Author: Frances Madden, British Library

‘Collective Curation: the many hands that make data work’ was the theme of the 15th International Digital Curation Conference held in Dublin last month. Held in a stadium, Croke Park, lots of attendees were delighted to see the DCC’s Curation Lifecycle Model in on the big sports screen, a big change from match scores. Throughout the two days full of talks about all aspects of digital curation practices and skills, FREYA was well represented with a demonstrator of the PID Graph and a paper from the British Library on extending the PID Graph in their datasets collection.


Croke Park

The Digital Curation Lifecycle Model on the big screen in Croke Park at the 15th IDCC

Robin Dasler from DataCite demonstrated the PID Graph and how it can illustrate relationships in the research process. After a brief explainer of what the PID Graph is (see here) and the types of questions it’s designed to answer, she demonstrated the DataCite GraphQL API and it can be used both through directly querying it and using Jupyter notebooks to create visualisations.

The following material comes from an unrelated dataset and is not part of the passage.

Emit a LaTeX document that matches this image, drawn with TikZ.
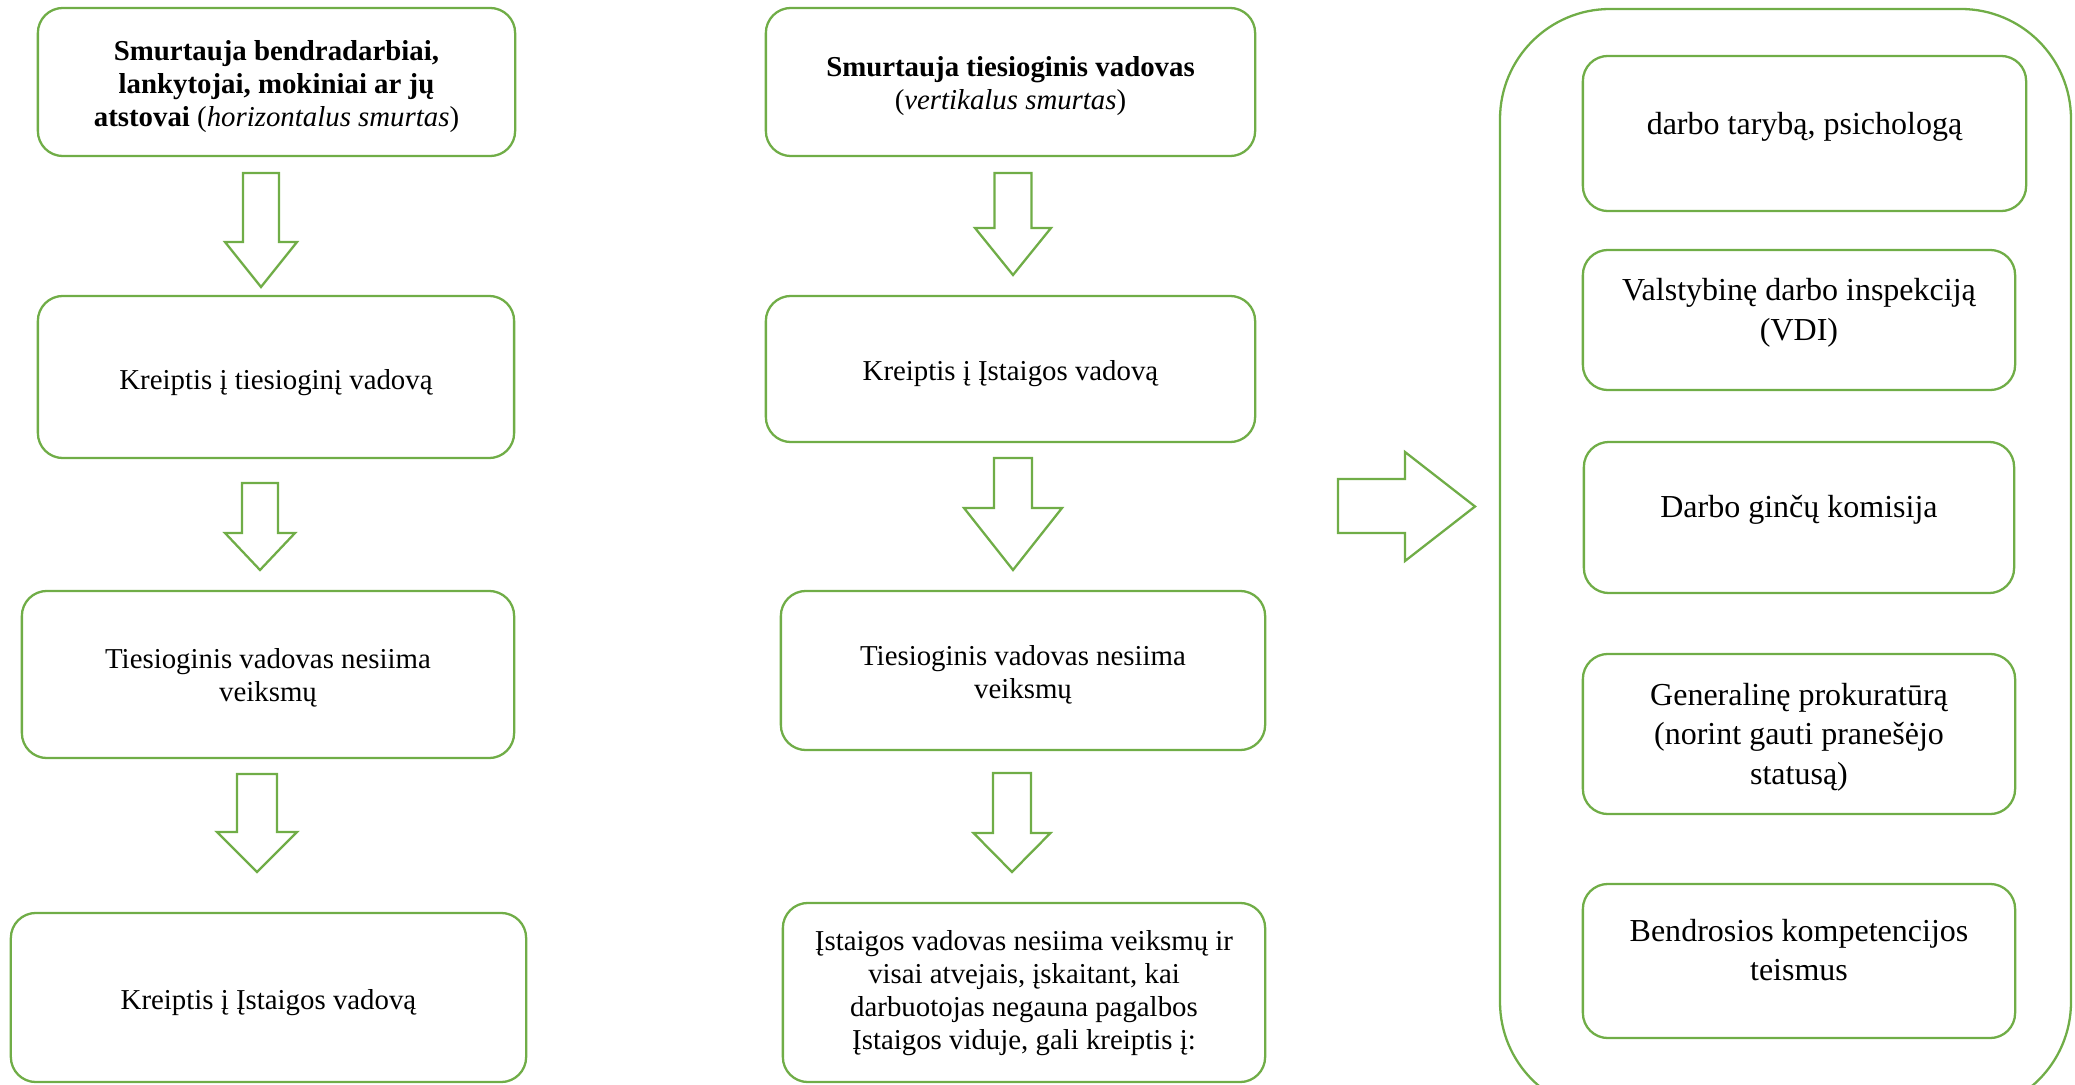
\documentclass[tikz,border=0pt]{standalone}
\usepackage{fontspec}
\setmainfont{Liberation Serif}
\usetikzlibrary{positioning}

\definecolor{boxgreen}{HTML}{70AD47}

\tikzset{
  box/.style={draw=boxgreen, line width=0.65pt, rounded corners=0.25cm, inner sep=0pt},
  txt/.style={align=center, inner sep=0pt, font=\fontsize{8.2}{9.4}\selectfont},
  rtxt/.style={txt, font=\fontsize{9.1}{11.2}\selectfont},
  blockarrow/.style={draw=boxgreen, line width=0.65pt, fill=white},
  % hollow arrow pointing down: shaft half width, shaft length, head half width, head length
  pics/downarrow/.style n args={4}{code={
    \draw[blockarrow] (-#1,0) -- (#1,0) -- (#1,#2) -- (#3,#2) -- (0,#2+#4)
      -- (-#3,#2) -- (-#1,#2) -- cycle;}}
}

\begin{document}
\begin{tikzpicture}[x=0.01cm, y=-0.01cm]
    \useasboundingbox (0,0) rectangle (2075,1085);

    % horizontalus smurtas
    \node[box, minimum width=4.77cm, minimum height=1.48cm] (l1) at (276.5,82) {};
    \node[box, minimum width=4.76cm, minimum height=1.62cm] (l2) at (276,377) {};
    \node[box, minimum width=4.92cm, minimum height=1.67cm] (l3) at (268,674.5) {};
    \node[box, minimum width=5.15cm, minimum height=1.69cm] (l4) at (268.5,997.5) {};
    \node[txt] (l1t) at ([yshift=-0.05cm]l1.center)
        {\textbf{Smurtauja bendradarbiai,}\\ \textbf{lankytojai, mokiniai ar jų}\\
         \textbf{atstovai} (\textit{horizontalus smurtas})};
    \node[txt] (l2t) at ([yshift=-0.06cm]l2.center) {Kreiptis į tiesioginį vadovą};
    \node[txt] (l3t) at ([yshift=-0.03cm]l3.center) {Tiesioginis vadovas nesiima\\ veiksmų};
    \node[txt] (l4t) at ([yshift=-0.05cm]l4.center) {Kreiptis į Įstaigos vadovą};
    \pic at (261,173) {downarrow={18}{69}{36}{45}};
    \pic at (260,483) {downarrow={18}{50}{35}{37}};
    \pic at (257,774) {downarrow={20}{58}{40}{40}};

    % vertikalus smurtas
    \node[box, minimum width=4.89cm, minimum height=1.48cm] (m1) at (1010.5,82) {};
    \node[box, minimum width=4.89cm, minimum height=1.46cm] (m2) at (1010.5,369) {};
    \node[box, minimum width=4.84cm, minimum height=1.59cm] (m3) at (1023,670.5) {};
    \node[box, minimum width=4.82cm, minimum height=1.79cm] (m4) at (1024,992.5) {};
    \node[txt] (m1t) at ([yshift=-0.04cm]m1.center)
        {\textbf{Smurtauja tiesioginis vadovas}\\ (\textit{vertikalus smurtas})};
    \node[txt] (m2t) at ([yshift=-0.05cm]m2.center) {Kreiptis į Įstaigos vadovą};
    \node[txt] (m3t) at ([yshift=-0.04cm]m3.center) {Tiesioginis vadovas nesiima\\ veiksmų};
    \node[txt] (m4t) at ([yshift=-0.01cm]m4.center)
        {Įstaigos vadovas nesiima veiksmų ir\\ visai atvejais, įskaitant, kai\\
         darbuotojas negauna pagalbos\\ Įstaigos viduje, gali kreiptis į:};
    \pic at (1013,173) {downarrow={18.5}{55}{38}{47}};
    \pic at (1013,458) {downarrow={19}{50}{49}{62}};
    \pic at (1012,773) {downarrow={19}{60}{38.5}{39}};

    % kur kreiptis
    \draw[blockarrow] (1338,479) -- (1405,479) -- (1405,452) -- (1475,506.5)
        -- (1405,561) -- (1405,533) -- (1338,533) -- cycle;
    \draw[draw=boxgreen, line width=0.65pt, rounded corners=1.1cm] (1500,9) rectangle (2071,1112);
    \node[box, minimum width=4.43cm, minimum height=1.55cm] (r1) at (1804.5,133.5) {};
    \node[box, minimum width=4.32cm, minimum height=1.40cm] (r2) at (1799,320) {};
    \node[box, minimum width=4.30cm, minimum height=1.51cm] (r3) at (1799,517.5) {};
    \node[box, minimum width=4.32cm, minimum height=1.60cm] (r4) at (1799,734) {};
    \node[box, minimum width=4.32cm, minimum height=1.54cm] (r5) at (1799,961) {};
    \node[rtxt] (r1t) at ([yshift=0.07cm]r1.center) {darbo tarybą, psichologą};
    \node[rtxt] (r2t) at ([yshift=0.07cm]r2.center) {Valstybinę darbo inspekciją\\ (VDI)};
    \node[rtxt] (r3t) at ([yshift=0.08cm]r3.center) {Darbo ginčų komisija};
    \node[rtxt] (r4t) at ([yshift=-0.03cm]r4.center)
        {Generalinę prokuratūrą\\ (norint gauti pranešėjo\\ statusą)};
    \node[rtxt] (r5t) at ([yshift=0.11cm]r5.center) {Bendrosios kompetencijos\\ teismus};
\end{tikzpicture}
\end{document}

Robin also updated that the GraphQL API, which is in pre-release at present, should have a full release in time for the RDA plenary in March.

The following day Jez Cope and Frances Madden from the British Library gave a paper looking at work done to improve the provenance information in British Library datasets by augmenting them with identifiers on the shared research repository. This piece of work highlighted a couple of aspects of dataset provenance, including how hard it can be to identify and classify contributors and their roles. In the paper, they highlighted two sample datasets, Theatrical Playbills of Great Britain and Ireland and UK Doctoral Thesis Metadata from EThOS, which holds the metadata from EThOS, the index of UK theses. The theatre dataset was augmented with the names of the theatres with which the playbills were concerned. These were added as contributors (other) with ISNIs (International Standard Name Identifiers). The original plan had been to add these ISNIs as related identifiers but ISNI is not an allowed Related Identifier Type under the DataCite v4.1 schema, something which highlights the novelty of the use case this work addresses. Related identifiers were added for the Archive Resource Key (ARK) identifiers which link to the digitised playbills themselves. For the EThOS metadata the university’s which contribute theses were added as Contributor (Other) with ISNIs.

Several participants commented on the own issues they had working with metadata schema for their particular collections and use case. There were also some interesting questions about human readability vs machine readability and grappling with managing a very large number of identifiers. This lead to some discussion about the concept of machines as users of resources we produce that we need to design for in the same way as we design for humans.

The British Library represents the humanities’ disciplines within FREYA. Also of interest to the humanities community is the report Sustainable and FAIR Data Sharing in the Humanities which was launched by ALLEA at IDCC.